Apple CEO Tim Cook is defying a court order that requires his company to create software that would allow the FBI to guess the passcode to the iPhone used by shooter Syed Rizwan Farook. Cook says that such software could somehow leak out and be used on other iPhones, and that establishing a legal precedent for the government to coerce tech companies to weaken security is dangerous.
But John Carlin, assistant attorney general for national security, said Tuesday that Apple could give the FBI what it wants without setting any legal precedent.
The iPhone at the heart of the case belonged to Farook’s employer, San Bernardino County. The county has made its own request to Apple for help getting at the data inside, and if Apple fulfilled that customer service request, the question of legal precedent would evaporate, he said.

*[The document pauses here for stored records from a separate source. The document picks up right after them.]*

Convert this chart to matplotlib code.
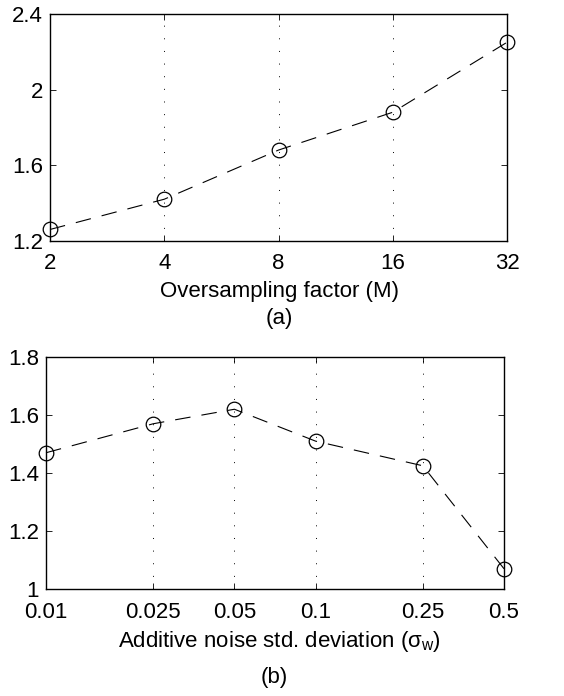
import matplotlib

matplotlib.use("Agg")
import matplotlib.pyplot as plt
from matplotlib.ticker import FixedLocator, FixedFormatter, NullLocator

# (a) oversampling factor
m_vals = [2, 4, 8, 16, 32]
m_y = [1.26, 1.42, 1.68, 1.88, 2.25]
m_yticks = [1.2, 1.6, 2.0, 2.4]
m_yticklabels = ["1.2", "1.6", "2", "2.4"]

# (b) additive noise std deviation
s_vals = [0.01, 0.025, 0.05, 0.1, 0.25, 0.5]
s_y = [1.47, 1.57, 1.62, 1.51, 1.425, 1.07]
s_xticklabels = ["0.01", "0.025", "0.05", "0.1", "0.25", "0.5"]
s_yticks = [1.0, 1.2, 1.4, 1.6, 1.8]
s_yticklabels = ["1", "1.2", "1.4", "1.6", "1.8"]

FS = 16

plt.rcParams.update(
    {
        "font.family": ["Liberation Sans", "DejaVu Sans"],
        "font.size": FS,
        "mathtext.fontset": "custom",
        "mathtext.rm": "Liberation Sans",
        "mathtext.it": "Liberation Sans",
        "mathtext.bf": "Liberation Sans:bold",
        "axes.linewidth": 1.0,
    }
)

fig = plt.figure(figsize=(5.64, 6.96), dpi=100)
ax1 = fig.add_axes([0.0887, 0.654, 0.8103, 0.326])
ax2 = fig.add_axes([0.0816, 0.1537, 0.812, 0.3333])


def style(ax, xticks, xlabels, yticks, ylabels, xlim, ylim):
    ax.set_xscale("log")
    ax.set_xlim(*xlim)
    ax.set_ylim(*ylim)
    ax.xaxis.set_major_locator(FixedLocator(xticks))
    ax.xaxis.set_major_formatter(FixedFormatter(xlabels))
    ax.xaxis.set_minor_locator(NullLocator())
    ax.set_yticks(yticks)
    ax.set_yticklabels(ylabels)
    ax.tick_params(direction="in", length=4, width=0.6, top=True, right=True,
                   labelsize=FS)
    ax.tick_params(axis="x", pad=9)
    ax.tick_params(axis="y", pad=5)
    ax.grid(True, axis="x", linestyle=(0, (1, 12)), color="black", linewidth=0.7)


line_kw = dict(linestyle=(0, (14, 10)), color="black", linewidth=0.8,
               marker="o", markersize=10.5, markerfacecolor="none",
               markeredgecolor="black", markeredgewidth=0.9, clip_on=False)

ax1.plot(m_vals, m_y, **line_kw)
style(ax1, m_vals, [str(v) for v in m_vals], m_yticks, m_yticklabels,
      (2, 32), (1.2, 2.4))

ax2.plot(s_vals, s_y, **line_kw)
style(ax2, s_vals, s_xticklabels, s_yticks, s_yticklabels,
      (0.01, 0.5), (1.0, 1.8))

fig.text(0.495, 1 - 292 / 696, "Oversampling factor (M)", ha="center", va="center", fontsize=FS)
fig.text(0.495, 1 - 319 / 696, "(a)", ha="center", va="center", fontsize=FS)
fig.text(0.495, 1 - 641 / 696, r"Additive noise std. deviation ($\sigma_{\rm w}$)",
         ha="center", va="center", fontsize=FS)
fig.text(0.487, 1 - 678 / 696, "(b)", ha="center", va="center", fontsize=FS)

fig.savefig("out.png", dpi=100)
plt.close(fig)
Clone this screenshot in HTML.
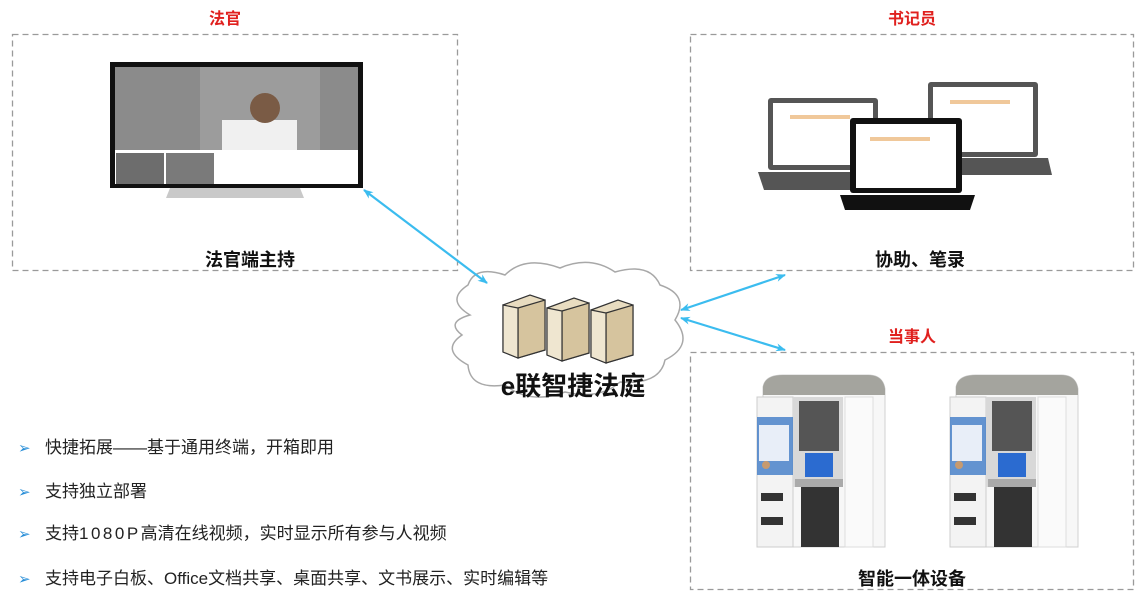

“If they did it at the request of the customer there would be no test case or legal precedent at all,” said Carlin, who spoke at the RSA Conference on computer security in San Francisco. “If they did it tomorrow we would drop the litigation.”
Carlin dismissed the possibility that helping with this particular case would harm Apple’s reputation with consumers concerned about the privacy of the mounds of personal data collected by and stored on the phones. The company has previously helped the FBI and other U.S. law enforcement agencies unlock mobile devices. The iPhone was introduced in 2007, but Apple started adding features that automatically encrypt data on an iPhone, enforce delays on attempts to guess the code, and can even delete data after 10 incorrect guesses.
“This was quite a recent change,” said Carlin. “They’ve done pretty well on sales and market share to date.”
The FBI has been accused of opportunistically using the San Bernardino case, with its unsympathetic perpetrators, to push an anti-encryption agenda. The agency’s director, James Comey, and other law enforcement leaders have previously used attacks—such as those in Paris last November—as a platform to promote the view that encryption must be regulated, even in the absence of evidence that it aided that in a particular attack.
However Carlin said that there was no intention to use the San Bernardino iPhone as a wedge to force a new legal precedent. Even if it went all the way to the Supreme Court, the question of what investigators can and can’t ask of tech companies will remain open, he said. “This wasn’t designed to be a test case,” he said. “I don’t think it leads to a way to settle the debate,” he said.
That’s something Apple agrees with. Apple’s general counsel Bruce Sewell told a congressional hearing today that Congress should create new legislation to define what law enforcement can ask of tech companies.
Microsoft’s president and chief legal officer, Brad Smith, made a similar argument today. The company is strongly supporting Tim Cook’s stand against the FBI, along with many civil rights groups and security experts.
However, not all security experts think Cook is handling this case well.
“Apple goofed,” cryptographer Adi Shamir, who helped create encryption widely used to protect online information, told an audience at RSA a few hours before Carlin spoke.
Apple should have helped unlock the San Bernardino phone and picked another case as its battleground, after shoring up the iPhone design to make it technically impossible for it to help in such cases, said Shamir. “Apple should close this loophole and roll out an operating system that will really help them make this argument in future.”